[Rows from a dataset of charts and code]
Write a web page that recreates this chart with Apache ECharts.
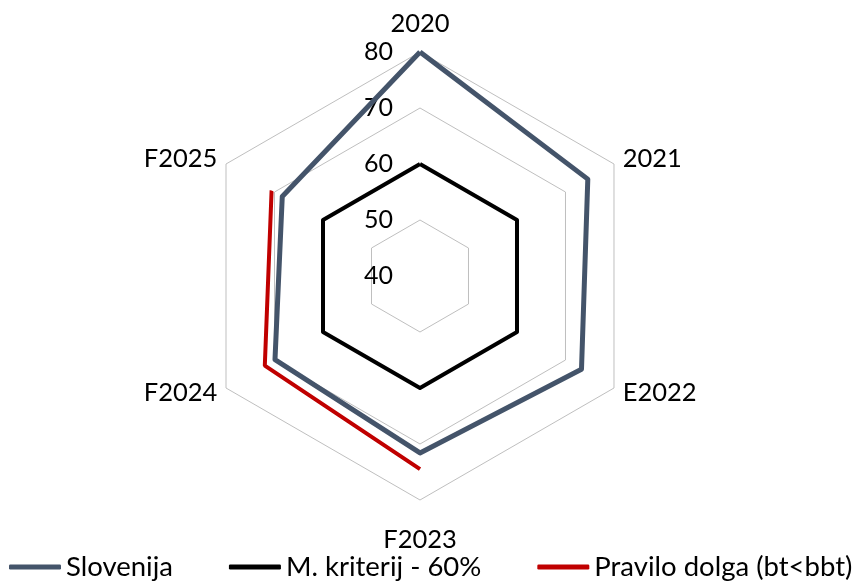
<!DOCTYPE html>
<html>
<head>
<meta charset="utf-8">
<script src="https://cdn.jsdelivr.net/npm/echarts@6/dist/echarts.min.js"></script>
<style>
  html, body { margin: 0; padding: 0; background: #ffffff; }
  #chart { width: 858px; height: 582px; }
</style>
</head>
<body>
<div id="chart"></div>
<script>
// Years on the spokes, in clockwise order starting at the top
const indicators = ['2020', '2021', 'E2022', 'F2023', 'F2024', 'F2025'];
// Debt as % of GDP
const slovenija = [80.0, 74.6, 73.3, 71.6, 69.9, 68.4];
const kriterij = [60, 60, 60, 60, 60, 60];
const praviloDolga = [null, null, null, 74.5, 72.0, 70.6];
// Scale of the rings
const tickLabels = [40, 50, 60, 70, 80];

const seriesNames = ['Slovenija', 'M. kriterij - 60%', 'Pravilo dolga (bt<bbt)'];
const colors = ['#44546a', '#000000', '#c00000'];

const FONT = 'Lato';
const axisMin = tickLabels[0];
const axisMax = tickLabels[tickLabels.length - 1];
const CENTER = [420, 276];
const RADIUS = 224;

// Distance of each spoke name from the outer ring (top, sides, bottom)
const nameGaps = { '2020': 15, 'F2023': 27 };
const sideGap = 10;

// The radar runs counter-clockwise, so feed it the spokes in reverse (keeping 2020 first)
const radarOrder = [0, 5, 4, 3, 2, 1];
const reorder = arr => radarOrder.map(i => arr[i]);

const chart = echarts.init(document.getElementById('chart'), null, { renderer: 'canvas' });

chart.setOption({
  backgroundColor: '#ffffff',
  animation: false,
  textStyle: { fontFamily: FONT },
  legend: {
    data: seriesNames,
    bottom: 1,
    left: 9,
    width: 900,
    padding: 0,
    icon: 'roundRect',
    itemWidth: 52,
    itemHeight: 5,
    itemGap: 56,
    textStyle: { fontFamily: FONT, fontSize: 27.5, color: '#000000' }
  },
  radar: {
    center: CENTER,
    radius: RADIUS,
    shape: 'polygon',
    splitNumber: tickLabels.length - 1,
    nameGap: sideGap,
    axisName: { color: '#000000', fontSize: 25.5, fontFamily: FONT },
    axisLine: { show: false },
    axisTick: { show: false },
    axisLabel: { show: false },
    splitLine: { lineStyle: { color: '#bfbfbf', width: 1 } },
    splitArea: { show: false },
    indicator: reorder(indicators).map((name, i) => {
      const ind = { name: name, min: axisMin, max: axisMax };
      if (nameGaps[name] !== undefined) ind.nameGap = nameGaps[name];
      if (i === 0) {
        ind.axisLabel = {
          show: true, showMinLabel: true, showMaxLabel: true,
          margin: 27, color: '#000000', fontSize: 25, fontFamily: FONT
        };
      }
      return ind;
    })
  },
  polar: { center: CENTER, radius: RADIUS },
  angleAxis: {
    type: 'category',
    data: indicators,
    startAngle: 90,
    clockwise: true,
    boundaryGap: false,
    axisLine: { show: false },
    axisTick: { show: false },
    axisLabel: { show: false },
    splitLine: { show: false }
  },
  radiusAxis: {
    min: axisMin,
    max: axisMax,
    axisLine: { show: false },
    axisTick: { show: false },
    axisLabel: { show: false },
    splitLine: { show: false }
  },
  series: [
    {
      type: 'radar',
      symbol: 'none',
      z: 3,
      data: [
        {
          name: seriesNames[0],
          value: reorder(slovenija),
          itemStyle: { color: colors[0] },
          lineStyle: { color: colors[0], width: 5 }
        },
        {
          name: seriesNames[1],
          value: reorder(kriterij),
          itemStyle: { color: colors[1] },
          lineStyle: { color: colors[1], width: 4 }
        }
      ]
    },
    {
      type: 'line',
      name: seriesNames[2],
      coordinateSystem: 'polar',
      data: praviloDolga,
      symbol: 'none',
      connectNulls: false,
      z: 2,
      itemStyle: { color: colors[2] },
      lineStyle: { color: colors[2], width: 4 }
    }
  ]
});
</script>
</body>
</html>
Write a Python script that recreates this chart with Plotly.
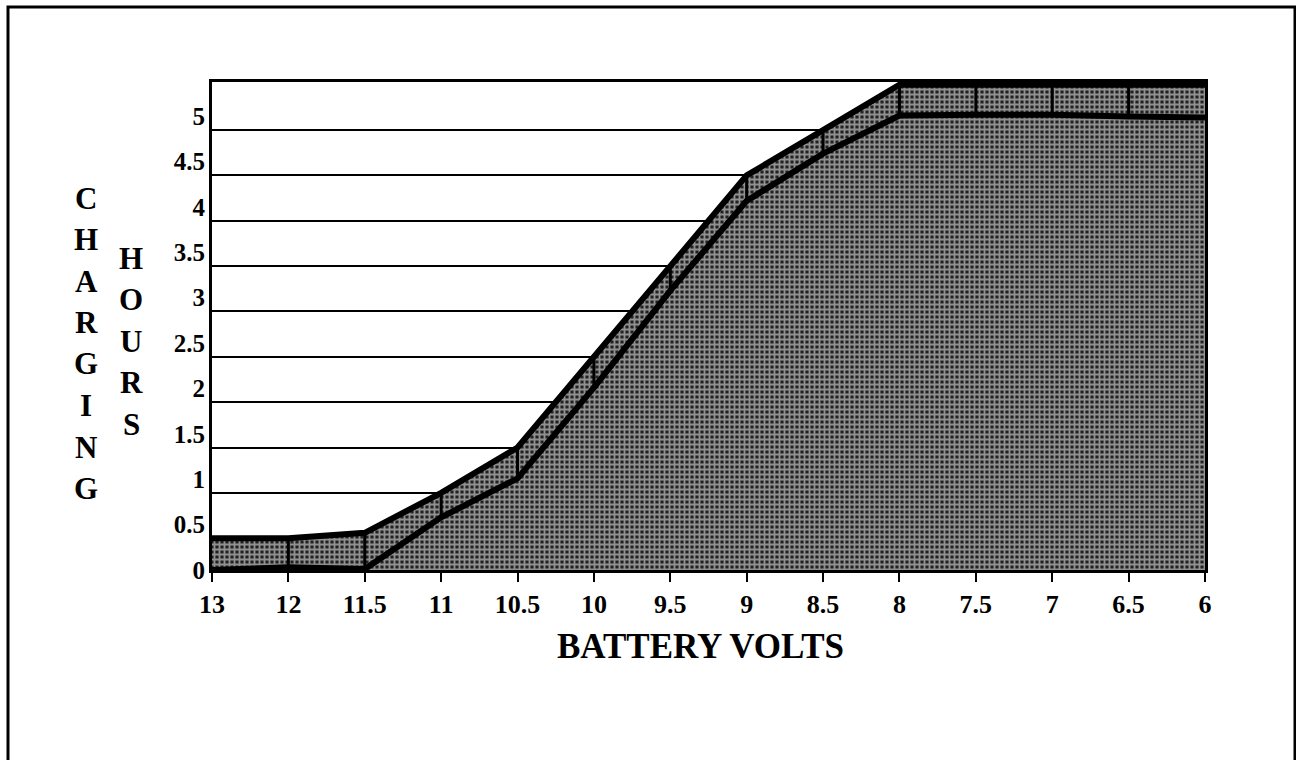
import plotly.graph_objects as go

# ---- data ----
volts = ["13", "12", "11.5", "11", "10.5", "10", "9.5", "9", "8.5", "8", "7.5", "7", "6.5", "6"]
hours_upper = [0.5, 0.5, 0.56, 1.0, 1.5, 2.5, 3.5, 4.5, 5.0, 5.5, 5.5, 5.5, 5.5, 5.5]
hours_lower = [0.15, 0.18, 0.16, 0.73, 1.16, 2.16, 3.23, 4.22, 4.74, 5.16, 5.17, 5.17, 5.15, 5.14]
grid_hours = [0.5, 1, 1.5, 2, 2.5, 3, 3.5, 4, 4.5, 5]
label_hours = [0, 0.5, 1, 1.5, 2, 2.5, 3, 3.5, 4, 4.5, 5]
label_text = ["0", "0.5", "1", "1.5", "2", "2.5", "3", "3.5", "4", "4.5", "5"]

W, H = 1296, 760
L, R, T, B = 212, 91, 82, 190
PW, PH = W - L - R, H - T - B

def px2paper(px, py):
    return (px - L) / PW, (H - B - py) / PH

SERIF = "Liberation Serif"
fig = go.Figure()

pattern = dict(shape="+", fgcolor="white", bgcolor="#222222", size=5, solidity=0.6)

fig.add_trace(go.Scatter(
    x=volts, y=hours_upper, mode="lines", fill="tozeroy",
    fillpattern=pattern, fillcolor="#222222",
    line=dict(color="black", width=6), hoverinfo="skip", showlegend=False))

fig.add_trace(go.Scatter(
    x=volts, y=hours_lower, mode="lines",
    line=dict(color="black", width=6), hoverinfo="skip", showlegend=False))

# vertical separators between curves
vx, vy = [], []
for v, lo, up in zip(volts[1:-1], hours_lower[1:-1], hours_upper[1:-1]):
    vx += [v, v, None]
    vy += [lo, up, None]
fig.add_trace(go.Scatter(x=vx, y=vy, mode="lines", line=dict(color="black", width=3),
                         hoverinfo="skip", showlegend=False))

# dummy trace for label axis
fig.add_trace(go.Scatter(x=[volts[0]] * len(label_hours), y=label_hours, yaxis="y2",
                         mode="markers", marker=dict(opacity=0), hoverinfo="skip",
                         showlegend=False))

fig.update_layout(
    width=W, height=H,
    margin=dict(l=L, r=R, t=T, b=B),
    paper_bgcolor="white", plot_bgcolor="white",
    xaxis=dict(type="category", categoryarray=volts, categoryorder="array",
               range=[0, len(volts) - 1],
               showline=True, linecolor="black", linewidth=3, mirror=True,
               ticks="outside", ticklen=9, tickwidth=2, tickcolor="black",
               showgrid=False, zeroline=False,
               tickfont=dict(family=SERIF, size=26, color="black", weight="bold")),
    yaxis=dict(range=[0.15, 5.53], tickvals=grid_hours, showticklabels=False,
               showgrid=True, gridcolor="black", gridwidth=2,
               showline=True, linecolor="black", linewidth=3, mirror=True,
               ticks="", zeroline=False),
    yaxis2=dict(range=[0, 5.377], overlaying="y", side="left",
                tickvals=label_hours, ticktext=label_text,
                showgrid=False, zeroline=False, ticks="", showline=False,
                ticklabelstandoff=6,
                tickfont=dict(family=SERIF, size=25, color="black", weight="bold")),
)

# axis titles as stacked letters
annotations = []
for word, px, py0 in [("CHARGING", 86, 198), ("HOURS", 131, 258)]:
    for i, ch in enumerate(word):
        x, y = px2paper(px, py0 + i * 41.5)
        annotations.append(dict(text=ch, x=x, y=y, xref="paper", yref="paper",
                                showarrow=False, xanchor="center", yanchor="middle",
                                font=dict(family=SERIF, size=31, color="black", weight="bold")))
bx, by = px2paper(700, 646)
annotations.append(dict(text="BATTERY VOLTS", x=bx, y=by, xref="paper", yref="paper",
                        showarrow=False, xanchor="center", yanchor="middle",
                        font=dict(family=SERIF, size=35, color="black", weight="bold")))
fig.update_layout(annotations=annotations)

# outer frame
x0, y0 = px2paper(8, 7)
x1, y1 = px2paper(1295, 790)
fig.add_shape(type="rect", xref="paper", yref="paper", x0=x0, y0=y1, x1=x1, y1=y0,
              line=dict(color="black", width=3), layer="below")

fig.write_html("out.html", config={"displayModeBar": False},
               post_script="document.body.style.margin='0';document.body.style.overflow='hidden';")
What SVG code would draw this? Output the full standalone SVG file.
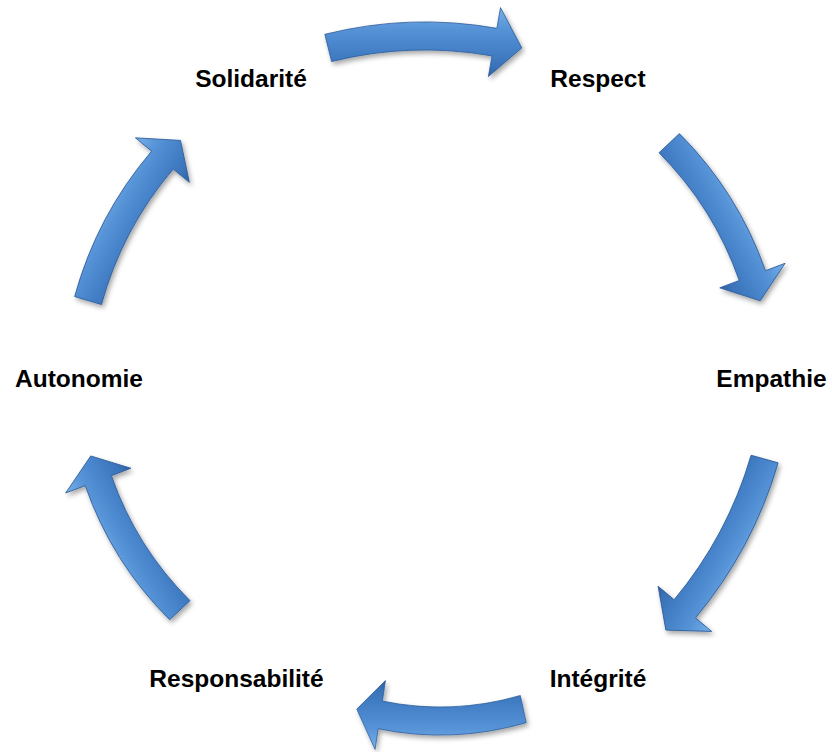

### BRIEF
Filter the records down to the lines that contain the string "with", and copy those lines.

### OUTPUT OF THE EXERCISE
Write a web page that recreates this chart with Apache ECharts.
Write a Python script that recreates this chart with Plotly.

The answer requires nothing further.